[SET PROBLEM]: Extract exactly the run of lines starting at the line that holds "Generate a component" and ending at the line that holds "Chart.register(...registerables);", both included.

[SOURCE RECORDS]:
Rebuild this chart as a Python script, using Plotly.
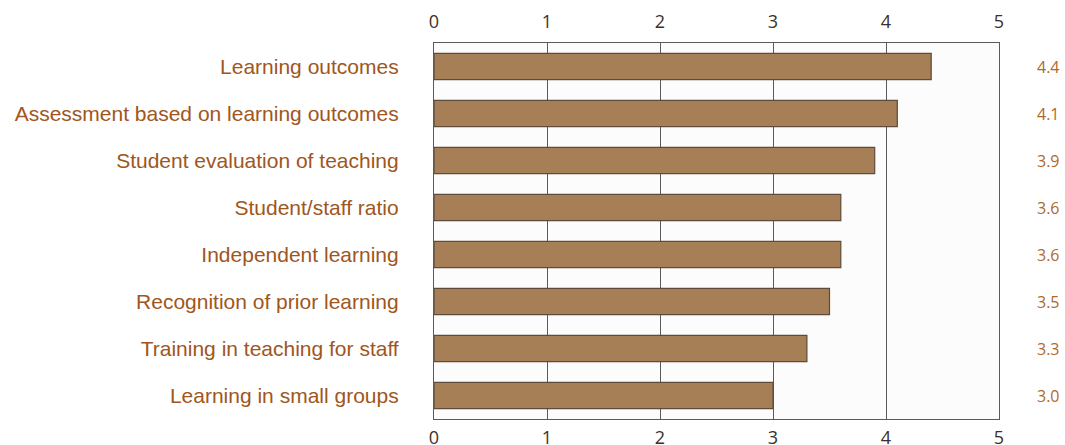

* * *

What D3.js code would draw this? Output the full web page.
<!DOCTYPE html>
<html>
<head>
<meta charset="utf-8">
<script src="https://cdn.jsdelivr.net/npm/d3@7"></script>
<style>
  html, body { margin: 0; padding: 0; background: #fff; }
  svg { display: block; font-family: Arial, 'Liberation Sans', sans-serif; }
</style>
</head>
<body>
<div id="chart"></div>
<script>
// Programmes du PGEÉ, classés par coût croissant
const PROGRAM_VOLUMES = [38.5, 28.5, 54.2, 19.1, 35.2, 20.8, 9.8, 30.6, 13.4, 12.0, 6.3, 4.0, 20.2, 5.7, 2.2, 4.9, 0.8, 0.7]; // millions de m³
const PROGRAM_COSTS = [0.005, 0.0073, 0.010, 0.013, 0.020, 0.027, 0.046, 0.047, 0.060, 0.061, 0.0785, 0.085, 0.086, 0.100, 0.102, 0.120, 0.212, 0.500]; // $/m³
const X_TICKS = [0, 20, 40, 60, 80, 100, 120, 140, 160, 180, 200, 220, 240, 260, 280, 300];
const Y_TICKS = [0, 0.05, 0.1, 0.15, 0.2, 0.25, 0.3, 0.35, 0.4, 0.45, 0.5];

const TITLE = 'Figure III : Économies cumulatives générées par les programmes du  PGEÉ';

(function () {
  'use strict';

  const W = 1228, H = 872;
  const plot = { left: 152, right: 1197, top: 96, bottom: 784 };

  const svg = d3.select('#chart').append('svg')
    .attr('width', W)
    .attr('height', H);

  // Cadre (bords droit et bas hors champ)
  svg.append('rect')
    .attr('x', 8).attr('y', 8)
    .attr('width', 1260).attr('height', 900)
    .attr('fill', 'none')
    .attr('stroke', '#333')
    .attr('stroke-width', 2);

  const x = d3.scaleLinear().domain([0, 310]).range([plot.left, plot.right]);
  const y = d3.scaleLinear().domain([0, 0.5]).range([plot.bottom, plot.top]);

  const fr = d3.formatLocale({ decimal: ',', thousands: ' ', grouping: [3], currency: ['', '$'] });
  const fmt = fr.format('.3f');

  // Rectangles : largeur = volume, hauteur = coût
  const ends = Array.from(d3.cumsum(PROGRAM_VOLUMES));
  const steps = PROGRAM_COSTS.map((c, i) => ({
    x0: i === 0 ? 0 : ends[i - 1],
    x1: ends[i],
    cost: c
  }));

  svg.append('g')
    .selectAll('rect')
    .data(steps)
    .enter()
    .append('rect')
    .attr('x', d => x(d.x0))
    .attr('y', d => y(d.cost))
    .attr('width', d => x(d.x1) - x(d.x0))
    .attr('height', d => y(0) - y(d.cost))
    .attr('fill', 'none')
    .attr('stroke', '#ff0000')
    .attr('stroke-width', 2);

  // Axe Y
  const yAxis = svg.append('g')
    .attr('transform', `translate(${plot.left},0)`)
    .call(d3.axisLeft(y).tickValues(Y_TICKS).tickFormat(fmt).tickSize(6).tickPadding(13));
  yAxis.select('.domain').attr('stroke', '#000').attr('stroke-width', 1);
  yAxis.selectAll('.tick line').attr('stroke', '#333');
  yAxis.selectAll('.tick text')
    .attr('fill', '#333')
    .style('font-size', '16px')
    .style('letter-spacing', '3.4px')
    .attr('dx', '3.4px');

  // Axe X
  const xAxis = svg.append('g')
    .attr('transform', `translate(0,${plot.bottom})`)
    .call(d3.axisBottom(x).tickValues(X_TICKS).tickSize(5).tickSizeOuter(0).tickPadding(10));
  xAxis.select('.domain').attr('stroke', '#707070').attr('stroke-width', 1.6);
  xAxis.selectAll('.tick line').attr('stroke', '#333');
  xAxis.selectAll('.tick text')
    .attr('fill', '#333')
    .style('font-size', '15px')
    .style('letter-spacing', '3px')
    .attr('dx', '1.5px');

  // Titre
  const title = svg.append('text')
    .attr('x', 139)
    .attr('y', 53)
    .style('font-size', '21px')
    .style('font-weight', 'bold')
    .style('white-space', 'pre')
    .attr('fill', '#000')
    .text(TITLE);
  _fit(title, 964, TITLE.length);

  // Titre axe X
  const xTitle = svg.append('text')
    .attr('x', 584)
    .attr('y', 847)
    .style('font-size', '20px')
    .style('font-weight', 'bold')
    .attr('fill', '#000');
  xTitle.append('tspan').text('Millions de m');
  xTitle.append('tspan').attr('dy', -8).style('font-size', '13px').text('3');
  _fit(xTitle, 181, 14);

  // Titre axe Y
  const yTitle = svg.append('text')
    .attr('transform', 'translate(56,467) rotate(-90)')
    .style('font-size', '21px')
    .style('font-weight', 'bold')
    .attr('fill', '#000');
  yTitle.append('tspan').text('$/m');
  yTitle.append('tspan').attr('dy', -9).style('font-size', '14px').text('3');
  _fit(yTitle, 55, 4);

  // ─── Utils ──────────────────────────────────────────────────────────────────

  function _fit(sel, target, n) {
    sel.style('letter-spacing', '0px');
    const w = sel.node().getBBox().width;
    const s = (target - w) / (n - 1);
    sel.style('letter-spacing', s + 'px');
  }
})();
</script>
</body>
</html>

...

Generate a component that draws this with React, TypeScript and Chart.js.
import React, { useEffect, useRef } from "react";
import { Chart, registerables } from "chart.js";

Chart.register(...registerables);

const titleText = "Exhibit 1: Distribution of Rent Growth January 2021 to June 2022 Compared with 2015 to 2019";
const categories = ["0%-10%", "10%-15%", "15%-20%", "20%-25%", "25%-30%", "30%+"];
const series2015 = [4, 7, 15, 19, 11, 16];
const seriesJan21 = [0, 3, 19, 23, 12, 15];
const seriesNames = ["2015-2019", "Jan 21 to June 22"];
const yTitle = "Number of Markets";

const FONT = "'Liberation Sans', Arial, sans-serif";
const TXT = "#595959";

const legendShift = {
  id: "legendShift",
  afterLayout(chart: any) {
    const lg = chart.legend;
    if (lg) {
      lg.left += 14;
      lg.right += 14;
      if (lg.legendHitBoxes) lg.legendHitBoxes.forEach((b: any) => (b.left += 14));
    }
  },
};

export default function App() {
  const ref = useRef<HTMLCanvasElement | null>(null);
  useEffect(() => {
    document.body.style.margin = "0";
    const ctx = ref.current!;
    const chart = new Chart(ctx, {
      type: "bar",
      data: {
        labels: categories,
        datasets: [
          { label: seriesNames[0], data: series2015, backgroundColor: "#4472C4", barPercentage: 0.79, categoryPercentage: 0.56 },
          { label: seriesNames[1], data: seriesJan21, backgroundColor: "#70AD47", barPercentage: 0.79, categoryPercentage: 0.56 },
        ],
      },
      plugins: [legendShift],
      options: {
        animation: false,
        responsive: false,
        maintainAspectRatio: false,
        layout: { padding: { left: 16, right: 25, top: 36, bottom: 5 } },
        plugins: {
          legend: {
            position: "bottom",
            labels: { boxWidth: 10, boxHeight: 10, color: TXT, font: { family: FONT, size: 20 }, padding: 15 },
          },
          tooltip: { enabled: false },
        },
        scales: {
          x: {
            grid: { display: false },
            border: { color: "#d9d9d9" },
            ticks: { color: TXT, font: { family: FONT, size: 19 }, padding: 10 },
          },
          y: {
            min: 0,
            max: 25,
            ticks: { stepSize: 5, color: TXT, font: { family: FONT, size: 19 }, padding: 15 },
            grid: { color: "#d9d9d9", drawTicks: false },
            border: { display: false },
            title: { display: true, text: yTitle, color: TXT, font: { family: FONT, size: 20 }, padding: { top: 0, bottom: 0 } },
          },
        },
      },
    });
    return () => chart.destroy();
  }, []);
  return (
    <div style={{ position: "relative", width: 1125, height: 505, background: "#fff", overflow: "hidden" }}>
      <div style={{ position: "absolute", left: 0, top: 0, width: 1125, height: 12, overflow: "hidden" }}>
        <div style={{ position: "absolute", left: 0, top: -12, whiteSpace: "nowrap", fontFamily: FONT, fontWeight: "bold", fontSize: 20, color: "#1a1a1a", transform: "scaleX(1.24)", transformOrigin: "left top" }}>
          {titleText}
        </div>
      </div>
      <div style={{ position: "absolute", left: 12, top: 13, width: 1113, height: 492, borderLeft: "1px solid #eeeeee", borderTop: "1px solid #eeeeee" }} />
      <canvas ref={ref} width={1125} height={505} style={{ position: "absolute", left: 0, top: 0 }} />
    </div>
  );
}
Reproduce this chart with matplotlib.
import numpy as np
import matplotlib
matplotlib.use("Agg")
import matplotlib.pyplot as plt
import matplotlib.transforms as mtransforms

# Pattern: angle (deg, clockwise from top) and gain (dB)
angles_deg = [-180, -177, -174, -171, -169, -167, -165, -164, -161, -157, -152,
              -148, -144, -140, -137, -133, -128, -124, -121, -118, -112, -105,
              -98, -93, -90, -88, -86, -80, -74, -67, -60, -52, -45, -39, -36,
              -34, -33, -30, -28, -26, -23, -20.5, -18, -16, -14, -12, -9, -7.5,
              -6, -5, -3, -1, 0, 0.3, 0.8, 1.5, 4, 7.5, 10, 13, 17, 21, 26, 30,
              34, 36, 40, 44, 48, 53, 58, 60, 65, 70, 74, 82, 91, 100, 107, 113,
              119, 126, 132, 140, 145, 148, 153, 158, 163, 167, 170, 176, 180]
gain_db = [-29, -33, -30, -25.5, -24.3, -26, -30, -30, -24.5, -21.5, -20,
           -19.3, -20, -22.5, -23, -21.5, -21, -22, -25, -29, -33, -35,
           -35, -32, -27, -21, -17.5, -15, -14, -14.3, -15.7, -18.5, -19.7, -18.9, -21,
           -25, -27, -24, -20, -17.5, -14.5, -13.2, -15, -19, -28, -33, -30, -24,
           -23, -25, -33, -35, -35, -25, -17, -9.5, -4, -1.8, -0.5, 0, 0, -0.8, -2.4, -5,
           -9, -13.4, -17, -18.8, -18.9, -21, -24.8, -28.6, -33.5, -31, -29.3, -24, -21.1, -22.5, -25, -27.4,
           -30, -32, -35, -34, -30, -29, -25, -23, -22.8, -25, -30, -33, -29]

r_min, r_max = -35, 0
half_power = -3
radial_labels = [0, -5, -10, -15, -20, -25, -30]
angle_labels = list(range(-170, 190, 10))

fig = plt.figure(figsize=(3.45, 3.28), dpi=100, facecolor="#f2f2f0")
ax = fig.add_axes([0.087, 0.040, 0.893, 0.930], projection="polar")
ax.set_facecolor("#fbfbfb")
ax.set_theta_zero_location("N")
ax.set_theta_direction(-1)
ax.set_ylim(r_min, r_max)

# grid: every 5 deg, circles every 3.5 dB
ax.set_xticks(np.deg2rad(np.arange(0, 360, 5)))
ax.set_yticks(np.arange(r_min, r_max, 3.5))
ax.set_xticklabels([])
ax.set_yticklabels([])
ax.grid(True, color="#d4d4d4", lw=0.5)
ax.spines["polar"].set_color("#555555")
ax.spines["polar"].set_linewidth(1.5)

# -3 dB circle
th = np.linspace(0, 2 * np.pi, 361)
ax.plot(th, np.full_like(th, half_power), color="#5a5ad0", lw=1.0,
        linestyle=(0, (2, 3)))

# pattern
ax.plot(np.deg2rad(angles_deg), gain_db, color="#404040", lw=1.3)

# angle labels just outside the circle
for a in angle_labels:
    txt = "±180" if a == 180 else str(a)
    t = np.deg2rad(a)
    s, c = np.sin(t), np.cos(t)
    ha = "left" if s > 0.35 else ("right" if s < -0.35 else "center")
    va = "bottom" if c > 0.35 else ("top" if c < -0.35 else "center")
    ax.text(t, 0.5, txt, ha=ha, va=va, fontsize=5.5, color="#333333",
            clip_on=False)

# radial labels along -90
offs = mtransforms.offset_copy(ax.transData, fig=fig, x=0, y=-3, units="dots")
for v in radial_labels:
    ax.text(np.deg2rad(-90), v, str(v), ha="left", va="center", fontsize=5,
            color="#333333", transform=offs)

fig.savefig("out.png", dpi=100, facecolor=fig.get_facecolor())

[EXERCISE OUTPUT]:
Generate a component that draws this with React, TypeScript and Chart.js.
import React, { useEffect, useRef } from "react";
import { Chart, registerables } from "chart.js";

Chart.register(...registerables);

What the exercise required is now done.